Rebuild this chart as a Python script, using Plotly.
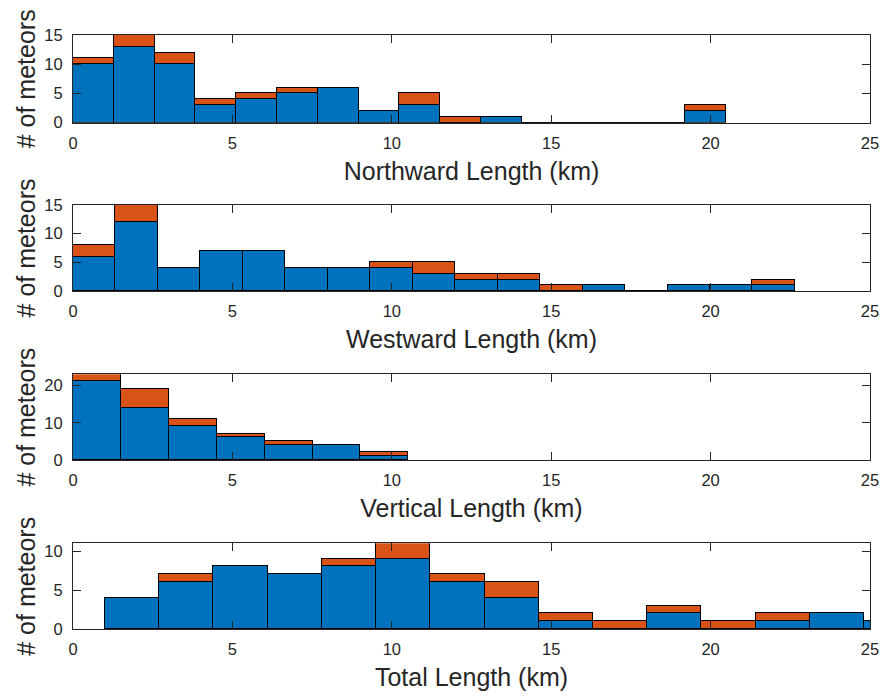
import plotly.graph_objects as go

# ---- data ----
titles = ["Northward Length (km)", "Westward Length (km)", "Vertical Length (km)", "Total Length (km)"]

north_start, north_width = 0.0, 1.280
north_blue = [10, 13, 10, 3, 4, 5, 6, 2, 3, 0, 1, 0, 0, 0, 0, 2]
north_orange = [1, 2, 2, 1, 1, 1, 0, 0, 2, 1, 0, 0, 0, 0, 0, 1]

west_start, west_width = 0.0, 1.332
west_blue = [6, 12, 4, 7, 7, 4, 4, 4, 3, 2, 2, 0, 1, 0, 1, 1, 1]
west_orange = [2, 3, 0, 0, 0, 0, 0, 1, 2, 1, 1, 1, 0, 0, 0, 0, 1]

vert_start, vert_width = 0.0, 1.503
vert_blue = [21, 14, 9, 6, 4, 4, 1]
vert_orange = [2, 5, 2, 1, 1, 0, 1]

total_start, total_width = 1.004, 1.7007
total_blue = [4, 6, 8, 7, 8, 9, 6, 4, 1, 0, 2, 0, 1, 2, 1]
total_orange = [0, 1, 0, 0, 1, 2, 1, 2, 1, 1, 1, 1, 1, 0, 0]

x_ticks = [0, 5, 10, 15, 20, 25]
y_ticks = [[0, 5, 10, 15], [0, 5, 10, 15], [0, 10, 20], [0, 5, 10]]

panels = [
    (north_start, north_width, north_blue, north_orange),
    (west_start, west_width, west_blue, west_orange),
    (vert_start, vert_width, vert_blue, vert_orange),
    (total_start, total_width, total_blue, total_orange),
]

# ---- style ----
W, H = 883, 696
BLUE = "#0072BD"
ORANGE = "#D95319"
TXT = "#262626"
FONT = "Liberation Sans, Arial, Helvetica, sans-serif"
# pixel extents of plot areas (top, bottom)
rows_px = [(35, 122.7), (205, 291), (374.3, 460), (543.3, 629.3)]

fig = go.Figure()
layout = {}
for i, (start, width, blue, orange) in enumerate(panels):
    n = len(blue)
    centers = [start + width * (k + 0.5) for k in range(n)]
    sfx = "" if i == 0 else str(i + 1)
    xa, ya = "x" + sfx, "y" + sfx
    for vals, col in ((blue, BLUE), (orange, ORANGE)):
        fig.add_trace(go.Bar(
            x=centers, y=vals, width=[width] * n, xaxis=xa, yaxis=ya,
            marker=dict(color=col, line=dict(color="black", width=1.2)),
            showlegend=False, hoverinfo="x+y",
        ))
    top, bot = rows_px[i]
    totals = [b + o for b, o in zip(blue, orange)]
    axis_common = dict(
        showline=True, mirror="ticks", linecolor=TXT, linewidth=1,
        ticks="inside", ticklen=8, tickcolor=TXT, tickwidth=1,
        showgrid=False, zeroline=False,
        tickfont=dict(family=FONT, size=16.5, color=TXT),
        automargin=False,
    )
    layout["xaxis" + sfx] = dict(
        axis_common, domain=[0, 1], range=[0, 25], tickvals=x_ticks,
        anchor=ya, ticklabelstandoff=5,
        title=dict(text=titles[i], font=dict(family=FONT, size=25, color=TXT), standoff=11),
    )
    layout["yaxis" + sfx] = dict(
        axis_common, domain=[1 - bot / H, 1 - top / H], range=[0, max(totals)],
        tickvals=y_ticks[i], anchor=xa, ticklabelstandoff=6,
        title=dict(text="# of meteors", font=dict(family=FONT, size=25, color=TXT), standoff=1),
    )

fig.update_layout(
    width=W, height=H,
    margin=dict(l=73.3, r=13, t=0, b=0),
    paper_bgcolor="white", plot_bgcolor="white",
    barmode="stack", bargap=0,
    font=dict(family=FONT, color=TXT),
    **layout,
)

fig.write_html(
    "out.html",
    config={"displayModeBar": False},
    post_script="document.body.style.margin='0';document.body.style.overflow='hidden';",
)
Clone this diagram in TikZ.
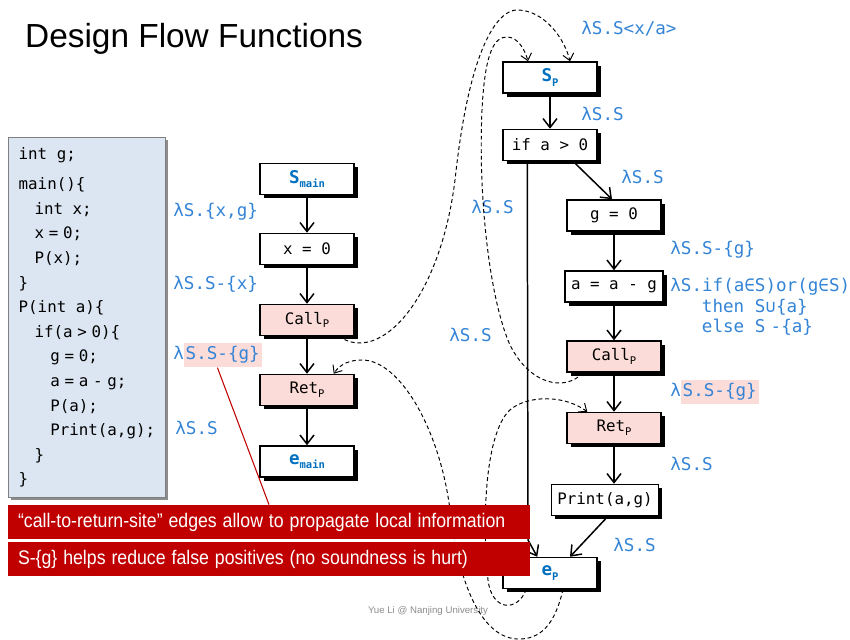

-*-*-

Your task is to gather every line with the word "this" and copy it.

Rebuild this chart as a Python script, using Plotly.
Clone this diagram in TikZ.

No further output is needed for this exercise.